Nasional

Aturan Baru Kementerian ATR/BPN 2025, Ini Penyebab PBB Naik di Sejumlah Daerah

Network — Kaltim Today 25 Agustus 2025 15:31
Aturan Baru Kementerian ATR/BPN 2025, Ini Penyebab PBB Naik di Sejumlah Daerah
Ilustrasi. (Pixabay)

Kaltimtoday.co - Kenaikan Pajak Bumi dan Bangunan (PBB) di sejumlah daerah tengah menjadi sorotan publik. Lonjakan tarif yang mencapai ratusan hingga ribuan persen membuat banyak warga resah, bahkan memicu aksi protes di beberapa kota.

Data Kementerian Dalam Negeri (Kemendagri) mencatat, pada periode 2024–2025 terdapat 104 daerah yang menaikkan PBB, dengan 20 di antaranya mengalami kenaikan lebih dari 100 persen.

Beberapa contoh mencolok antara lain: 

  • Kota Cirebon: tarif PBB naik hingga 1.000 persen.
  • Kabupaten Pati: kenaikan mencapai 250 persen.
  • Kabupaten Jombang: warga memprotes dengan cara membayar pajak menggunakan uang receh.

Wakil Ketua Komisi II DPR, Dede Yusuf, mengingatkan agar pemerintah daerah tidak hanya mengejar Pendapatan Asli Daerah (PAD), tetapi juga memperhatikan kemampuan masyarakat. Kenaikan PBB yang berlebihan dinilai dapat menggerus daya beli rakyat.

Kebijakan PBB tidak terlepas dari regulasi yang ditetapkan oleh Kementerian Agraria dan Tata Ruang/Badan Pertanahan Nasional (ATR/BPN). Dasar hukum terbaru tertuang dalam Peraturan Menteri ATR/BPN Nomor 2 Tahun 2025, yang merupakan perubahan dari Permen Nomor 16/2022 mengenai pelimpahan kewenangan penetapan hak atas tanah dan pendaftaran tanah.

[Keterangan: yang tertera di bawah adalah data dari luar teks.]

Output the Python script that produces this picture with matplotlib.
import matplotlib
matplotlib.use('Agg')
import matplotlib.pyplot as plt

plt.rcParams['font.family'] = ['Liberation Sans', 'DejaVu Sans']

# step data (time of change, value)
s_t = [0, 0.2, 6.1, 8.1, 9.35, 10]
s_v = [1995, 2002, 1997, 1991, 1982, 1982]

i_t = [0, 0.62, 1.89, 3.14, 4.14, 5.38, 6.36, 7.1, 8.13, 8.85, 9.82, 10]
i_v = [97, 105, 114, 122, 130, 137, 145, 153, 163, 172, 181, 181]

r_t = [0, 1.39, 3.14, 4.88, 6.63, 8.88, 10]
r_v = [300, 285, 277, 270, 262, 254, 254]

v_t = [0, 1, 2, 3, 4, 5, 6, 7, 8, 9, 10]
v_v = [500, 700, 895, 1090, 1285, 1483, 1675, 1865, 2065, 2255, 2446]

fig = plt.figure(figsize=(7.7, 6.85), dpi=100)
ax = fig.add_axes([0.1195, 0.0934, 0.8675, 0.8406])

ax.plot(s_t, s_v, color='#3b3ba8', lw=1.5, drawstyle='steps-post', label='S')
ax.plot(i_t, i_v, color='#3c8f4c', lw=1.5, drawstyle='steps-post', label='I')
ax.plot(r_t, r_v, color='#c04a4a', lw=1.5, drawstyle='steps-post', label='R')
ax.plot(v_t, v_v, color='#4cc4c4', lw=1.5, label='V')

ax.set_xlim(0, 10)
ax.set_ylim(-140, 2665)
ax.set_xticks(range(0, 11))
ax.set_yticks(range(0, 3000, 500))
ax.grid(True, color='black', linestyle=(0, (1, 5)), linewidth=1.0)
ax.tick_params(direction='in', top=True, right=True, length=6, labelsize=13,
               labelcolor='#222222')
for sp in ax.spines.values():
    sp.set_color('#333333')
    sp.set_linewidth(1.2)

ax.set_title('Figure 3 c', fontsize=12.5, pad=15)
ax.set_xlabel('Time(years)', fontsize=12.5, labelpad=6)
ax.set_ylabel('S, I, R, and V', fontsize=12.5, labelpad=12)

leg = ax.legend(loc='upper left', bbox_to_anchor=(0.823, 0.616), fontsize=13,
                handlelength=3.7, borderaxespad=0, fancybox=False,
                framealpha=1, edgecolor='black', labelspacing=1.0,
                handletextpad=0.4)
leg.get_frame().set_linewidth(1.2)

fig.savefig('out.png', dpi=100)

Beberapa poin penting di antaranya:

  • Pasal 2 ayat (1): Penetapan hak atas tanah dan pendaftaran tanah merupakan kewenangan Menteri ATR/BPN.
  • Pasal 2 ayat (2): Kewenangan tersebut bisa dilimpahkan dengan mempertimbangkan kondisi geografis, kepadatan penduduk, nilai tanah, luas lahan, hingga potensi konflik pertanahan.
  • Pasal 5: Kepala Kantor Wilayah ATR/BPN dapat mengambil keputusan atas tanah tertentu, misalnya tanah pertanian lebih dari 50.000 m² atau non-pertanian di atas 5.000 m².

Aturan ini menegaskan bahwa penetapan hak tanah tidak boleh dilakukan sewenang-wenang oleh daerah, melainkan harus melalui mekanisme pelimpahan kewenangan dari pusat. 

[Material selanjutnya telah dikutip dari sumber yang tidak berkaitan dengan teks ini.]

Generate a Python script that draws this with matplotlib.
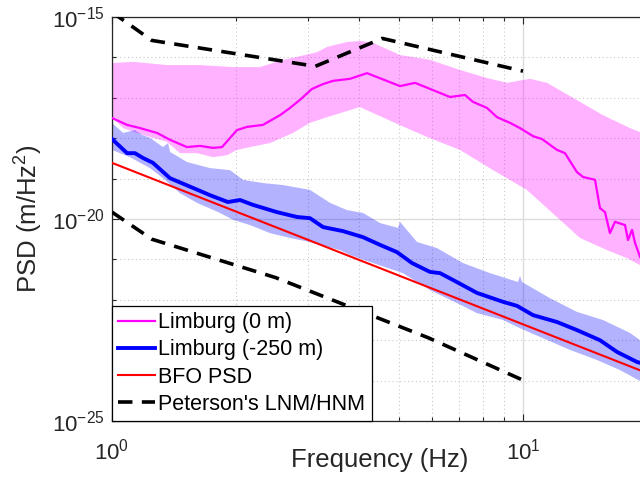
import numpy as np
import matplotlib
matplotlib.use("Agg")
import matplotlib.pyplot as plt
from matplotlib.ticker import FixedLocator, NullFormatter

plt.rcParams['font.family'] = ['Liberation Sans', 'DejaVu Sans']
plt.rcParams['mathtext.fontset'] = 'custom'
plt.rcParams['mathtext.rm'] = 'Liberation Sans'
plt.rcParams['mathtext.it'] = 'Liberation Sans:italic'

# Limburg (0 m) - median and percentile band (Hz, log10 PSD)
mag_f = [1.00, 1.088, 1.170, 1.287, 1.384, 1.522, 1.637, 1.761, 1.852, 2.014, 2.130, 2.330,
         2.563, 2.711, 2.867, 3.066, 3.262, 3.450, 3.794, 4.173, 5.020, 5.461, 6.643, 7.225,
         7.555, 8.172, 8.645, 9.298, 9.833, 10.58, 11.12, 12.10, 12.65, 13.53, 14.00, 14.97,
         15.39, 15.83, 16.28, 16.74, 17.71, 18.01, 18.42, 18.73, 19.27]
mag_med = [-17.50, -17.67, -17.75, -17.87, -18.04, -18.22, -18.19, -18.24, -18.22, -17.80, -17.72, -17.67,
           -17.43, -17.25, -17.05, -16.78, -16.66, -16.58, -16.53, -16.39, -16.71, -16.63, -16.98, -16.93,
           -17.10, -17.25, -17.48, -17.62, -17.75, -17.95, -18.02, -18.29, -18.37, -18.84, -18.96, -19.03,
           -19.73, -19.83, -20.35, -20.07, -20.15, -20.52, -20.27, -20.59, -20.94]
mag_up_f = [1.00, 1.125, 1.361, 1.637, 1.970, 2.291, 2.607, 2.756, 3.154, 3.336, 3.730, 4.012,
            4.315, 5.020, 5.939, 7.026, 8.172, 9.143, 10.40, 11.44, 13.23, 15.65, 18.21, 19.27]
mag_up = [-16.14, -16.11, -16.19, -16.19, -16.24, -16.24, -16.06, -16.01, -15.87, -15.74, -15.62, -15.59,
          -15.64, -15.94, -16.06, -16.31, -16.51, -16.63, -16.53, -16.63, -17.00, -17.43, -17.75, -17.85]
mag_lo_f = [1.00, 1.064, 1.190, 1.361, 1.464, 1.610, 1.761, 1.905, 2.014, 2.167, 2.424, 2.756, 3.032,
            3.336, 3.588, 4.012, 4.828, 5.839, 7.026, 8.453, 10.22, 12.30, 13.76, 16.01, 17.91, 19.27]
mag_lo = [-17.48, -17.75, -17.92, -18.09, -18.37, -18.37, -18.47, -18.42, -18.29, -18.22, -18.12, -17.87, -17.62,
          -17.48, -17.38, -17.23, -17.60, -17.97, -18.29, -18.79, -19.28, -20.02, -20.47, -20.77, -20.97, -21.14]

# Limburg (-250 m)
blu_f = [1.00, 1.088, 1.137, 1.190, 1.258, 1.384, 1.574, 1.731, 1.915, 2.049, 2.203, 2.520, 2.819,
         3.032, 3.262, 3.648, 4.081, 4.488, 4.936, 5.370, 5.939, 6.283, 6.757, 7.729, 8.940, 9.669,
         10.58, 12.10, 13.53, 15.39, 16.93, 18.95, 19.27]
blu_med = [-18.02, -18.37, -18.37, -18.49, -18.61, -18.99, -19.23, -19.41, -19.58, -19.53, -19.65, -19.83, -19.95,
           -19.98, -20.20, -20.30, -20.45, -20.64, -20.82, -21.09, -21.31, -21.34, -21.51, -21.83, -22.05, -22.15,
           -22.38, -22.55, -22.75, -23.00, -23.29, -23.54, -23.56]
blu_up_f = [1.00, 1.064, 1.137, 1.183, 1.237, 1.331, 1.369, 1.384, 1.522, 1.731, 1.937, 2.083, 2.330,
            2.607, 3.032, 3.392, 3.730, 4.081, 4.488, 4.964, 5.020, 5.523, 6.177, 7.145, 8.312, 9.724,
            9.833, 9.944, 11.63, 13.53, 15.65, 18.21, 19.27]
blu_up = [-17.62, -17.87, -17.80, -17.92, -17.99, -18.22, -18.12, -18.34, -18.59, -18.74, -18.79, -19.03, -19.11,
          -19.16, -19.28, -19.60, -19.78, -19.85, -20.10, -20.22, -20.07, -20.57, -20.72, -21.09, -21.34, -21.56,
          -21.41, -21.56, -21.96, -22.30, -22.50, -22.82, -23.00]
blu_lo_f = [1.00, 1.106, 1.237, 1.331, 1.464, 1.610, 1.831, 1.970, 2.167, 2.424, 2.711, 3.032, 3.588,
            3.794, 4.315, 5.105, 5.939, 6.909, 7.729, 8.940, 9.669, 11.18, 13.01, 15.14, 17.22, 19.27]
blu_lo = [-18.29, -18.47, -18.74, -18.99, -19.36, -19.60, -19.85, -20.02, -20.15, -20.35, -20.47, -20.57, -20.77,
          -20.89, -21.09, -21.34, -21.76, -22.08, -22.33, -22.50, -22.67, -22.95, -23.24, -23.49, -23.74, -24.01]

# BFO PSD (straight line)
bfo_f = [1.0, 20.0]
bfo_psd = [-18.61, -23.81]

# Peterson's noise models, displacement PSD
hnm_f = [1.0, 1.25, 3.125, 4.545, 10.0]
hnm_psd = [-14.88, -15.58, -16.22, -15.53, -16.34]
lnm_f = [1.0, 1.25, 2.5, 5.882, 10.0]
lnm_psd = [-19.83, -20.50, -21.45, -22.94, -23.99]

# ticks
x_major = [1, 10]
x_minor = [2, 3, 4, 5, 6, 7, 8, 9, 20]
y_major_exp = [-25, -20, -15]
y_minor_exp = [-24, -23, -22, -21, -19, -18, -17, -16]

fig = plt.figure(figsize=(6.4, 4.79), dpi=100)
# axes runs past the right edge of the figure (cropped like the original)
ax = fig.add_axes([0.175, 0.1211, 0.8355, 0.8434])

def p(v):
    return 10.0 ** np.asarray(v, dtype=float)

# shaded bands
ax.fill(np.concatenate([mag_up_f, mag_lo_f[::-1]]), p(np.concatenate([mag_up, mag_lo[::-1]])),
        color='magenta', alpha=0.3, lw=0, zorder=1)
ax.fill(np.concatenate([blu_up_f, blu_lo_f[::-1]]), p(np.concatenate([blu_up, blu_lo[::-1]])),
        color='blue', alpha=0.3, lw=0, zorder=1)

ax.plot(mag_f, p(mag_med), color='magenta', lw=1.6, label='Limburg (0 m)', zorder=3)
ax.plot(blu_f, p(blu_med), color='blue', lw=2.8, label='Limburg (-250 m)', zorder=3)
ax.plot(bfo_f, p(bfo_psd), color='red', lw=1.5, label='BFO PSD', zorder=3)
ax.plot(lnm_f, p(lnm_psd), color='black', lw=2.6, ls=(0, (4, 2.6)), label="Peterson's LNM/HNM", zorder=3)
ax.plot(hnm_f, p(hnm_psd), color='black', lw=2.6, ls=(0, (4, 2.6)), zorder=3)

ax.set_xscale('log')
ax.set_yscale('log')
ax.set_xlim(1, 20)
ax.set_ylim(1e-25, 1e-15)

ax.xaxis.set_major_locator(FixedLocator(x_major))
ax.xaxis.set_minor_locator(FixedLocator(x_minor))
ax.yaxis.set_major_locator(FixedLocator(p(y_major_exp)))
ax.yaxis.set_minor_locator(FixedLocator(p(y_minor_exp)))
ax.xaxis.set_minor_formatter(NullFormatter())
ax.yaxis.set_minor_formatter(NullFormatter())
ax.set_xticklabels(['$10^{0}$', '$10^{1}$'])
ax.set_yticklabels(['$10^{-25}$', '$10^{-20}$', '$10^{-15}$'])

ax.grid(True, which='major', color='#dcdcdc', lw=1.0, ls='-', zorder=0)
ax.grid(True, which='minor', color='#c8c8c8', lw=0.8, ls=(0, (1, 2.5)), zorder=0)
ax.set_axisbelow(True)

ax.tick_params(which='both', direction='in', top=True, right=True, labelsize=16, width=0.8,
               color='#262626', labelcolor='#262626')
ax.tick_params(which='major', length=5)
ax.tick_params(which='minor', length=3)
ax.tick_params(axis='x', which='major', pad=13)
ax.tick_params(axis='y', which='major', pad=5)
for s in ax.spines.values():
    s.set_linewidth(0.9)
    s.set_color('#262626')

ax.set_xlabel('Frequency (Hz)', fontsize=18.5, color='#262626')
ax.set_ylabel('PSD (m/Hz$^2$)', fontsize=18.5, color='#262626')
ax.xaxis.set_label_coords(0.5, -0.066)
ax.yaxis.set_label_coords(-0.125, 0.5)

leg = ax.legend(loc='lower left', bbox_to_anchor=(0, 0), borderaxespad=0, fontsize=15.5,
                fancybox=False, framealpha=1, edgecolor='black', handlelength=1.7,
                handletextpad=0.15, labelspacing=0.28, borderpad=0.3)
leg.get_frame().set_linewidth(0.9)

fig.savefig('out.png', dpi=100)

Selain regulasi pertanahan, faktor fiskal juga berpengaruh terhadap kebijakan PBB. Peraturan Menteri Keuangan (PMK) Nomor 56 Tahun 2025 tentang efisiensi anggaran membatasi ruang fiskal pemerintah daerah. Akibatnya, banyak daerah mengandalkan PBB untuk meningkatkan pendapatan daerah.

Hal ini menjadi salah satu alasan sejumlah pemerintah daerah berani menaikkan tarif PBB secara signifikan, meski berpotensi menimbulkan gejolak sosial.